Licensing Questions Thread, Can I get a refund on licensed software if it's buggy / broken? in Technical; Hi,
Apologies if this is the wrong place to post this but I couldn't see anywhere more appropriate. I'm in ...
22nd April 2010, 01:52 AM #1
Can I get a refund on licensed software if it's buggy / broken?
Apologies if this is the wrong place to post this but I couldn't see anywhere more appropriate. I'm in a difficult situation at the moment after having purchased a OS and application deployment system, which so far has left me unable to deploy anything.
I'm currently setting up a brand new system on a new domain which has to be ready before the summer so that we have time to transition data and services and rebuild the workstations into a new structure. I've not done this before and so I purchased licenses for a software deployment system thinking that I will have a comprehensive and supported product which will make the site rebuild a lot more manageable.
The problem is that the OS deployment part was buggy when I tested it on Hyper-V, but did operate, some options didn't work correctly, one type of motherboard refused to work with it, but overall it can be said that it worked. Now I've got the new production system in place I'm now running on Citrix Xenserver. The deployment system now doesn't install correctly and I can't deploy anything.
I'm at the point where I've seen enough hardware and software issues that i'd like to get the money back and either buy something else, or use FOG instead as I feel comfortable using it. My main concern is time, I can't wait weeks for this to be fixed, tested and released, I need a product that works right now so I can stay on schedule for setup and testing across a large amount of software and hardware.
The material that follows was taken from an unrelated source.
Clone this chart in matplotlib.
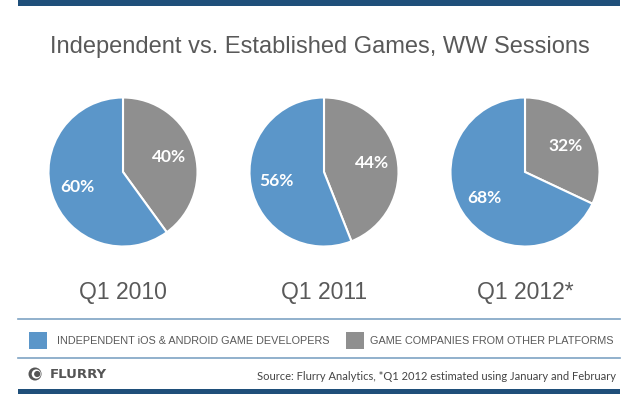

Am I entitled to phone up the supplier and say, "I'm currently unable to deploy anything with this system, I would like a refund please"?
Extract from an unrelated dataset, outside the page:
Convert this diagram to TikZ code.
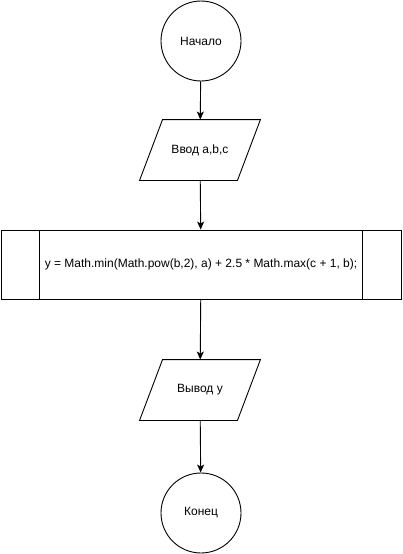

22nd April 2010, 08:10 AM #2
Without reading the license agreement I don't know but I suspect you've got no chance. Most software has a license agreement which pretty much says "this might do what you want, it might not. Is that OK?" and once you accept the agreement you're stuck with it.
You can certainly try asking the supplier - if this is something that they're aware of (eg this is a newly released system and others have brought up problems) then they might be sympathetic but your description sounds more like it sort of works but isn't ideal for your situation - that means you may not get anywhere.
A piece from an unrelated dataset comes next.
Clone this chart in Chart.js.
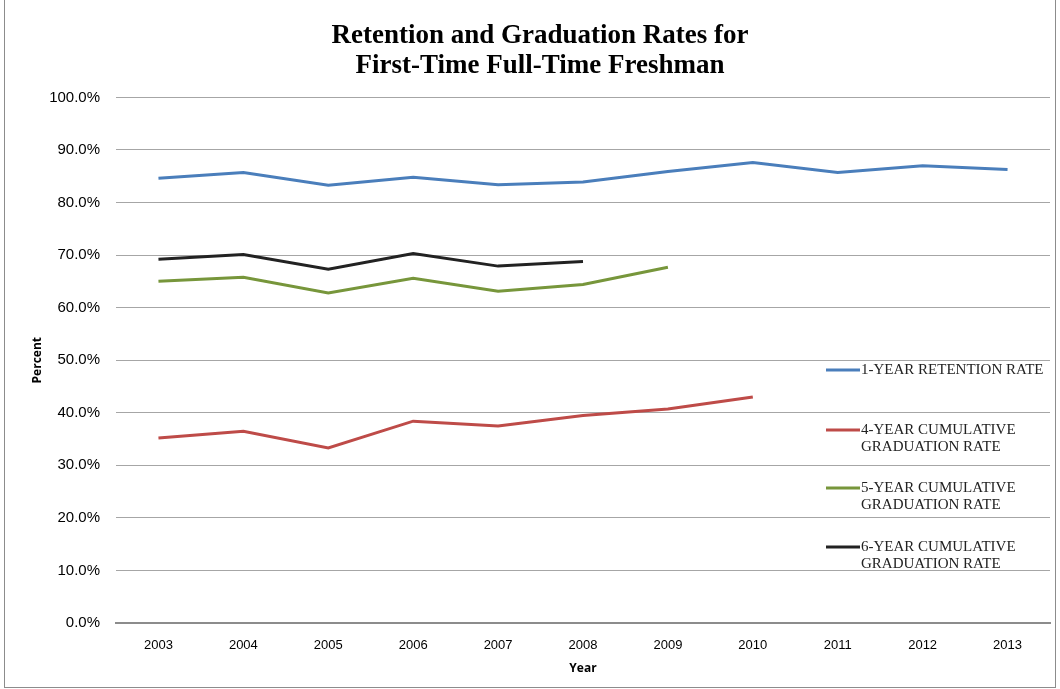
<!DOCTYPE html>
<html>
<head>
<meta charset="utf-8">
<script src="https://cdn.jsdelivr.net/npm/chart.js@4/dist/chart.umd.min.js"></script>
<style>
  html, body { margin: 0; padding: 0; background: #fff; }
  #wrap { position: relative; width: 1060px; height: 689px; }
  #frame { position: absolute; left: 4px; top: 0; width: 1050px; height: 687px; border: 1px solid #8c8c8c; border-top: none; pointer-events: none; }
</style>
</head>
<body>
<div id="wrap">
  <canvas id="chart" width="1060" height="689"></canvas>
  <div id="frame"></div>
</div>
<script>
// data
const years = ["2003", "2004", "2005", "2006", "2007", "2008", "2009", "2010", "2011", "2012", "2013"];
const retention1 = [84.6, 85.7, 83.3, 84.8, 83.4, 83.9, 85.9, 87.6, 85.7, 87.0, 86.3];
const grad4 = [35.2, 36.5, 33.3, 38.4, 37.5, 39.5, 40.7, 43.0, null, null, null];
const grad5 = [65.0, 65.8, 62.8, 65.6, 63.1, 64.4, 67.7, null, null, null, null];
const grad6 = [69.2, 70.1, 67.3, 70.3, 67.9, 68.8, null, null, null, null, null];
const seriesNames = [
    ["1-YEAR RETENTION RATE"],
    ["4-YEAR CUMULATIVE", "GRADUATION RATE"],
    ["5-YEAR CUMULATIVE", "GRADUATION RATE"],
    ["6-YEAR CUMULATIVE", "GRADUATION RATE"]
];
const seriesColors = ["#4a7ebb", "#be4b48", "#77963b", "#222222"];

function makeSet(i, data) {
    return {
        label: seriesNames[i].join(" "),
        data: data,
        borderColor: seriesColors[i],
        backgroundColor: seriesColors[i],
        borderWidth: 3,
        pointRadius: 0,
        tension: 0,
        spanGaps: false
    };
}

// legend drawn inside the plot, Excel style
const insideLegend = {
    id: "insideLegend",
    afterDraw(chart) {
        const ctx = chart.ctx;
        const rows = [370, 430, 488, 547];
        ctx.save();
        ctx.font = "15px 'Liberation Serif', serif";
        ctx.textBaseline = "middle";
        ctx.textAlign = "left";
        chart.data.datasets.forEach((ds, i) => {
            const y = rows[i];
            ctx.strokeStyle = ds.borderColor;
            ctx.lineWidth = 3;
            ctx.beginPath();
            ctx.moveTo(826, y);
            ctx.lineTo(860, y);
            ctx.stroke();
            ctx.fillStyle = "#222";
            seriesNames[i].forEach((t, k) => ctx.fillText(t, 861, y + k * 17));
        });
        ctx.restore();
    }
};

new Chart(document.getElementById("chart"), {
    type: "line",
    data: {
        labels: years,
        datasets: [makeSet(0, retention1), makeSet(1, grad4), makeSet(2, grad5), makeSet(3, grad6)]
    },
    options: {
        responsive: false,
        animation: false,
        layout: { padding: { left: 30, right: 10, top: 21, bottom: 0 } },
        plugins: {
            legend: { display: false },
            tooltip: { enabled: false },
            title: {
                display: true,
                text: ["Retention and Graduation Rates for", "First-Time Full-Time Freshman"],
                color: "#000",
                font: { family: "'Liberation Serif', serif", size: 27, weight: "bold", lineHeight: 1.1 },
                padding: { top: 0, bottom: 17 }
            }
        },
        scales: {
            x: {
                offset: true,
                grid: { display: false, drawTicks: false },
                border: { color: "#8c8c8c", width: 2 },
                ticks: { color: "#000", padding: 15, font: { family: "'Liberation Sans', sans-serif", size: 13 }, maxRotation: 0 },
                title: { display: true, text: "Year", color: "#000", padding: { top: 4, bottom: 13 }, font: { family: "'Open Sans', sans-serif", size: 12, weight: "bold" } },
                afterFit(scale) { scale.height = 66; }
            },
            y: {
                min: 0,
                max: 100,
                grid: { color: "#a6a6a6", lineWidth: 1, drawTicks: false },
                border: { display: false },
                ticks: {
                    stepSize: 10,
                    color: "#000",
                    padding: 16,
                    font: { family: "'Liberation Sans', sans-serif", size: 15 },
                    callback: v => v.toFixed(1) + "%"
                },
                title: { display: true, text: "Percent", color: "#000", padding: 0, font: { family: "'Open Sans', sans-serif", size: 12, weight: "bold" } },
                afterFit(scale) { scale.width = 86; }
            }
        }
    },
    plugins: [insideLegend]
});
</script>
</body>
</html>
Too late now, but in future, always try an eval version of software; if you can't get it to work then don't buy (and if the company won't give you an eval then just run away!)
22nd April 2010, 09:33 AM #3
You may also fair better in getting a refund if the software was supplied to you as a recommendation... i.e. you asked your supplier for a piece of software that does X, Y and Z rather than asking for a particular product. Under these circumstances, your argument would be that the software supplied does not meet your specifications and is not fir for purpose.
22nd April 2010, 09:38 AM #4
Thanks. I did spent a long time testing it on a test network but I had to use Hyper-V as I didn't have the XenServer system at the time. The niggles I can live with at the moment as they aren't critical, the entire program not installing or working correctly just because I've changed to another hypervisor is unexpected and makes the entire thing useless in it's current state.
22nd April 2010, 09:44 AM #5
I also spent a long time talking to their sales people and had a remote demo. I told them what I was doing (rebuilding an entire site - I need something that works to make that easier). At the moment I can't deploy anything with it so I would say it isn't fit for purpose.
Originally Posted by Ric_
22nd April 2010, 09:54 AM #6
@morganw: You will probably be sent around the houses being told that you are running an unsupported setup too. If you find an old desktop and install Server and your deployment suite on there, you can rule out any problems with XenServer and show that the software is just plain rubbish.
22nd April 2010, 10:00 AM #7
Thanks, i'll do that today, test on a physical server attached to the new domain.
22nd April 2010, 11:51 AM #8
Right, just done this, it goes wrong at exactly the same point on a physical server as it does on a virtual server. All the rest of the server infrastructure is still on XenServer though.
I've just read the EULA and I have a 90 day period where I can request a refund, but this will only be honoured if they cannot fix any issues within 'reasonable time'.
22nd April 2010, 12:03 PM #9
reasonable time for most companies is 60 days (42 working days), so provided you haven't had the software for 30 days or more, you should be good!
22nd April 2010, 12:13 PM #10
Software is covered by the consumer protection laws. It must be fit for purpose. You are entitled for it to be fixed or refunded.
27th April 2010, 11:57 AM #11
I used to think that if you buy software and find some bags, errors or even worse teh software doesnt work, developer or supplier (person, shop where you've bought it ) have to give your money back. Of course they have to provide a good support and try to help you with solving your problems (say what to do, coz perhaps you are doing somethign wrong, or repair the bag). If the problem isnt repaired they have to give your money back I suppose
Our problem is we never read licence agreement. But it is necessary if you buy software, ecpessialy if its rather expensive. To be in teh know what to do.